I think it can be modified to obtain actual stack pointer (x64 - eSP and for x32 - there is a pointer already).

Answer 1

Legally, setjmp/longjmp can only be used to jump "back" in the nested call sequence. Which means that it never needs to really "reconstruct" anything - at the moment when you execute the longjmp everything is still intact, right there in the stack. All you need to do is rollback the extra stuff accumulated on top of that between the moment of setjmp and the moment of longjmp.

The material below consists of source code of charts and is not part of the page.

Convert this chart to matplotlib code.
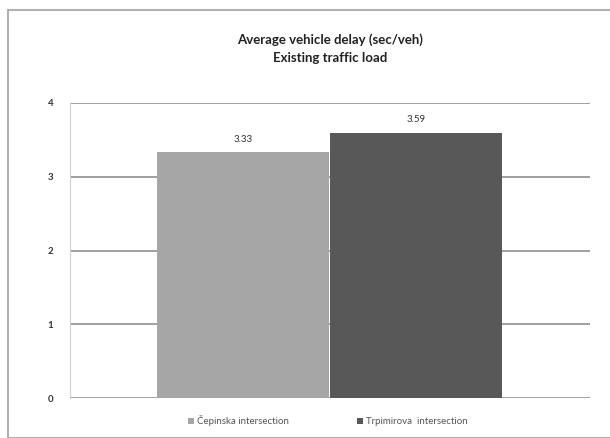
import matplotlib.pyplot as plt
from matplotlib.patches import Rectangle

# data
series = ['Čepinska intersection', 'Trpimirova  intersection']
delay = [3.33, 3.59]
labels = ['3.33', '3.59']
colors = ['#a6a6a6', '#585858']
yticks = [0, 1, 2, 3, 4]

plt.rcParams['font.family'] = ['Lato', 'DejaVu Sans']

fig = plt.figure(figsize=(6.10, 4.38), dpi=100)
W, H = 610, 438

# chart border
fig.patches.append(Rectangle((8 / W, 0), 1.0, 1 - 10 / H, transform=fig.transFigure,
                             fill=False, edgecolor='#b0b0b0', lw=1.5))

ax = fig.add_axes([70 / W, 1 - 398 / H, 520 / W, 295 / H])
ax.set_xlim(0, 1)
ax.set_ylim(0, 4)

lefts = [(157 - 70) / 520, (330 - 70) / 520]
width = 172 / 520
for i in range(len(delay)):
    ax.bar(lefts[i], delay[i], width=width, align='edge', color=colors[i],
           label=series[i], zorder=3)
    ax.text(lefts[i] + width / 2, delay[i] + 0.12, labels[i], ha='center', va='bottom',
            fontsize=7, color='#333333')

ax.set_yticks(yticks)
ax.set_yticklabels([str(t) for t in yticks], fontsize=7, fontweight='bold', color='#333333')
ax.yaxis.grid(True, color='#909090', lw=1.2, zorder=0)
ax.set_xticks([])
ax.tick_params(axis='y', length=0, pad=12)
for s in ['top', 'right', 'bottom']:
    ax.spines[s].set_visible(False)
ax.spines['left'].set_color('#d0d0d0')

fig.text(330 / W, 1 - 40 / H, 'Average vehicle delay (sec/veh)', ha='center', va='center',
         fontsize=9.5, fontweight='bold', color='#222222')
fig.text(330 / W, 1 - 58 / H, 'Existing traffic load', ha='center', va='center',
         fontsize=9.5, fontweight='bold', color='#222222')

fig.legend(loc='center', bbox_to_anchor=(328 / W, 1 - 421 / H), ncol=2, frameon=False,
           fontsize=7, handlelength=0.6, handleheight=0.6, handletextpad=0.3,
           columnspacing=7, labelcolor='#555555')

fig.savefig('out.png', dpi=100)
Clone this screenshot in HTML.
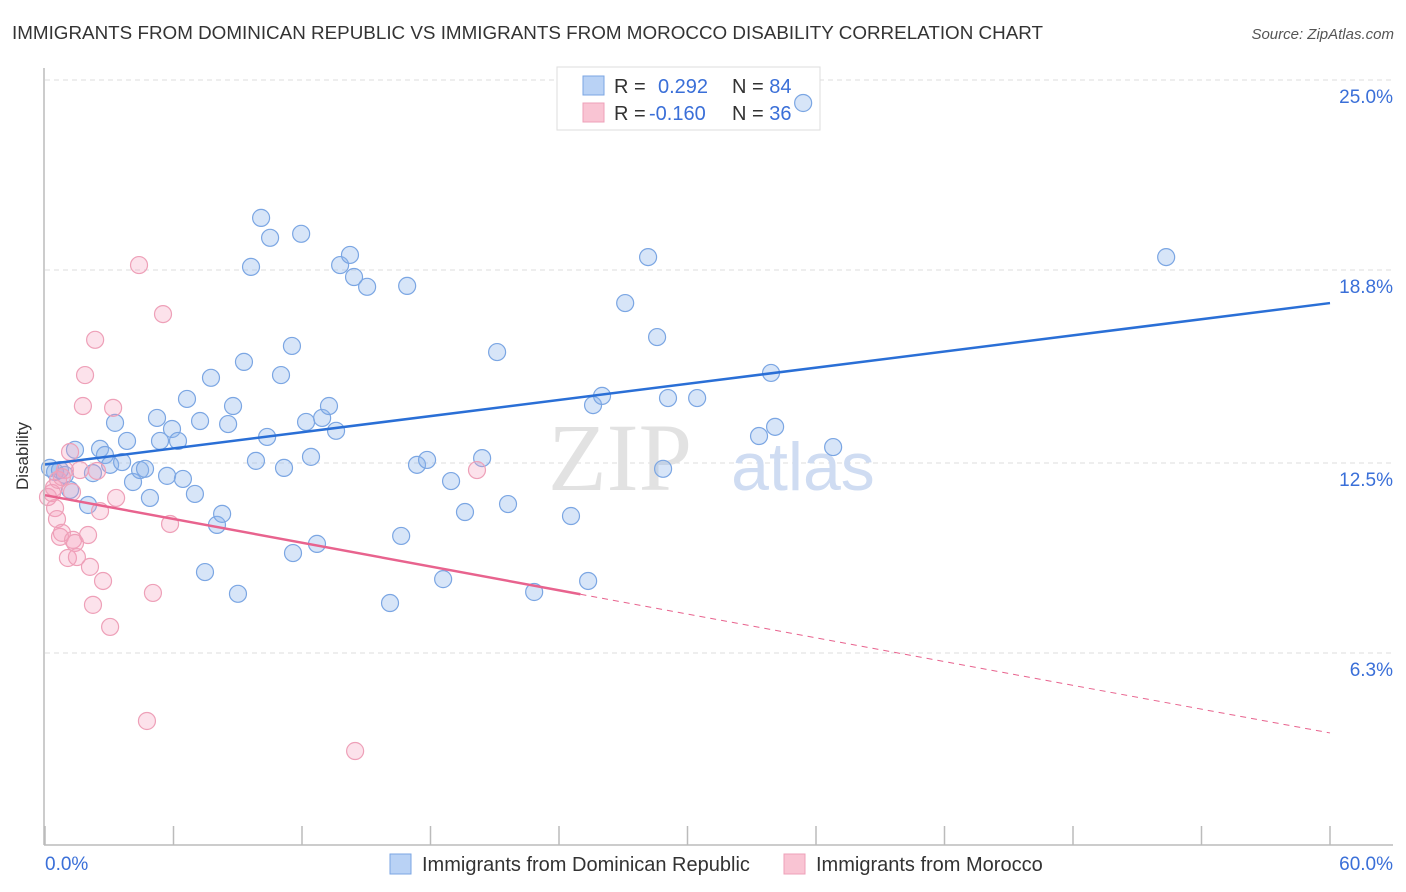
<!DOCTYPE html>
<html><head><meta charset="utf-8"><style>
body{margin:0;background:#fff;font-family:"Liberation Sans",sans-serif;}
svg{display:block}
</style></head><body>
<svg id="chart" width="1406" height="892">
<text x="12" y="39" font-size="18" fill="#333" textLength="1031" lengthAdjust="spacingAndGlyphs">IMMIGRANTS FROM DOMINICAN REPUBLIC VS IMMIGRANTS FROM MOROCCO DISABILITY CORRELATION CHART</text>
<text x="1394" y="39" font-size="15" fill="#555" font-style="italic" text-anchor="end">Source: ZipAtlas.com</text>
<g id="grid"></g>
<text x="620" y="490" font-size="96" fill="#e2e2e2" font-family="Liberation Serif,serif" text-anchor="middle">ZIP</text>
<text x="803" y="490" font-size="68" fill="#cfdcf2" text-anchor="middle">atlas</text>
<g>
<rect x="557" y="67" width="263" height="63" fill="#fff" stroke="#ddd"/>
<rect x="583" y="76" width="21" height="19" fill="#b9d2f5" stroke="#7ba6e3"/>
<rect x="583" y="103" width="21" height="19" fill="#f9c4d3" stroke="#eea0b8"/>
<text x="614" y="93" font-size="20" fill="#333">R = <tspan x="658" fill="#3a6fd8">0.292</tspan><tspan x="732" fill="#333">N = </tspan><tspan fill="#3a6fd8">84</tspan></text>
<text x="614" y="120" font-size="20" fill="#333">R = <tspan x="649" fill="#3a6fd8">-0.160</tspan><tspan x="732" fill="#333">N = </tspan><tspan fill="#3a6fd8">36</tspan></text>
</g>
<g id="points"></g>
<g id="trends"></g>
<line x1="44" y1="68" x2="44" y2="845" stroke="#bbb" stroke-width="1.5"/>
<line x1="44" y1="845" x2="1393" y2="845" stroke="#bbb" stroke-width="1.5"/>
<g id="xticks"></g>
<text x="28" y="456" font-size="17" fill="#333" text-anchor="middle" transform="rotate(-90 28 456)">Disability</text>
<text x="45" y="870" font-size="19" fill="#3a6fd8">0.0%</text>
<text x="1393" y="870" font-size="19" fill="#3a6fd8" text-anchor="end">60.0%</text>
<g>
<rect x="390" y="854" width="21" height="20" fill="#b9d2f5" stroke="#7ba6e3"/>
<text x="422" y="871" font-size="20" fill="#333">Immigrants from Dominican Republic</text>
<rect x="784" y="854" width="21" height="20" fill="#f9c4d3" stroke="#eea0b8"/>
<text x="816" y="871" font-size="20" fill="#333">Immigrants from Morocco</text>
</g>
</svg>
<script>
const yTicks=[25.0,18.8,12.5,6.3];
const yTickLabels=["25.0%","18.8%","12.5%","6.3%"];
const xTickValues=[0,6,12,18,24,30,36,42,48,54,60];
const blueX=[0.23,0.47,0.70,0.93,1.17,1.40,2.01,2.24,2.57,2.80,3.04,3.27,3.60,3.83,4.11,4.44,4.67,4.90,5.23,5.37,5.70,5.93,6.21,6.44,6.63,7.00,7.24,7.47,7.75,8.03,8.27,8.55,8.78,9.01,9.29,9.62,9.85,10.09,10.37,10.51,11.02,11.16,11.53,11.58,11.96,12.19,12.42,12.70,12.94,13.26,13.59,13.78,14.24,14.43,15.04,16.11,16.63,16.91,17.37,17.84,18.59,18.96,19.61,20.41,21.11,21.62,22.84,24.56,25.36,25.59,26.01,27.09,28.16,28.58,28.86,29.09,30.45,33.34,33.90,34.09,35.40,36.80,52.35];
const blueY=[12.34,12.21,12.27,12.11,11.62,12.93,11.13,12.17,12.96,12.76,12.44,13.81,12.53,13.22,11.88,12.27,12.31,11.36,13.97,13.22,12.08,13.61,13.22,11.98,14.59,11.49,13.87,8.94,15.28,10.48,10.84,13.77,14.36,8.23,15.80,18.90,12.57,20.50,13.35,19.85,15.37,12.34,16.32,9.56,19.98,13.84,12.70,9.86,13.97,14.36,13.55,18.96,19.29,18.57,18.25,7.93,10.12,18.28,12.44,12.60,8.71,11.91,10.90,12.66,16.12,11.16,8.29,10.77,8.65,14.39,14.69,17.72,19.22,16.61,12.31,14.62,14.62,13.38,15.44,13.68,24.25,13.02,19.22];
const pinkX=[0.14,0.33,0.47,0.56,0.70,0.79,0.93,1.07,1.17,1.31,1.40,1.49,1.63,1.77,1.87,2.01,2.10,2.24,2.34,2.43,2.57,2.71,3.04,3.18,3.32,4.39,4.76,5.04,5.51,5.84,14.48,20.17,0.42,0.61,0.79,1.26];
const pinkY=[11.39,11.52,11.03,10.67,10.09,10.22,12.27,9.40,12.86,9.99,9.89,9.43,12.27,14.36,15.37,10.15,9.11,7.87,16.52,12.24,10.93,8.65,7.15,14.30,11.36,18.96,4.08,8.26,17.36,10.51,3.10,12.27,11.69,11.95,12.04,11.55];
const blueTrend=[12.45,17.72];
const pinkTrend=[11.45,3.69];
const pinkSolidEnd=25;
const NS="http://www.w3.org/2000/svg";
const X0=45,X1=1330,Y0=846,PPU=30.64;
function xs(v){return X0+(v/60)*(X1-X0);}
function ys(v){return Y0-v*PPU;}
function mk(t,a,p){const e=document.createElementNS(NS,t);for(const k in a)e.setAttribute(k,a[k]);p.appendChild(e);return e;}
const grid=document.getElementById('grid');
yTicks.forEach((v,i)=>{
 const l=mk('line',{x1:45,x2:1393,y1:ys(v),y2:ys(v),stroke:'#ddd','stroke-dasharray':'5,4'},grid);
 
 
 const t=mk('text',{x:1393,y:ys(v)+23,'font-size':19,fill:'#3a6fd8','text-anchor':'end'},grid);
 t.textContent=yTickLabels[i];
 
 
});
const xt=document.getElementById('xticks');
xTickValues.forEach(v=>{
 const l=mk('line',{x1:xs(v),x2:xs(v),y1:826,y2:845,stroke:'#bbb','stroke-width':1.5},xt);
 
 
});
const pts=document.getElementById('points');
blueX.forEach((v,i)=>{
 const c=mk('circle',{cx:xs(v),cy:ys(blueY[i]),r:8.5,fill:'rgba(140,180,235,0.35)',stroke:'#7ba6e3','stroke-width':1.2},pts);
 
 
});
pinkX.forEach((v,i)=>{
 const c=mk('circle',{cx:xs(v),cy:ys(pinkY[i]),r:8.5,fill:'rgba(245,160,190,0.3)',stroke:'#eea0b8','stroke-width':1.2},pts);
 
 
});
const tr=document.getElementById('trends');
const bl=mk('line',{x1:xs(0),y1:ys(blueTrend[0]),x2:xs(60),y2:ys(blueTrend[1]),stroke:'#2a6fd6','stroke-width':2.5},tr);


const pm=pinkTrend[0]+(pinkTrend[1]-pinkTrend[0])*pinkSolidEnd/60;
const pl=mk('line',{x1:xs(0),y1:ys(pinkTrend[0]),x2:xs(pinkSolidEnd),y2:ys(pm),stroke:'#e8638e','stroke-width':2.5},tr);


const pd=mk('line',{x1:xs(pinkSolidEnd),y1:ys(pm),x2:xs(60),y2:ys(pinkTrend[1]),stroke:'#e8638e','stroke-width':1,'stroke-dasharray':'6,5'},tr);


</script>
</body></html>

longjmp automatically does a "shallow" rollback for you (i.e. it simply purges the raw bytes off the top of the stack without calling any destructors). So, if you wanted to do a proper "deep" rollback (like what exceptions do as they fly up the call hierarchy) you'd have to setjmp at each level that needs deep cleanup, "intercept" the jump, perform the cleanup manually and then longjmp further up the call hierarchy.

But this would basically be a manual implementation of "poor-man's exception handling". Why would you want to reimplement it manually? I'd understand if you wanted to do it in C code. But why in C++?

P.S. And yes, setjmp/longjmp are sometimes used in a non-standard way to implement co-routines in C, which does involve jumping "across" and a raw form of stack restoration. But this is non-standard. And in general case it would be much more painful to implement in C++ for the very same reasons that I mentioned above.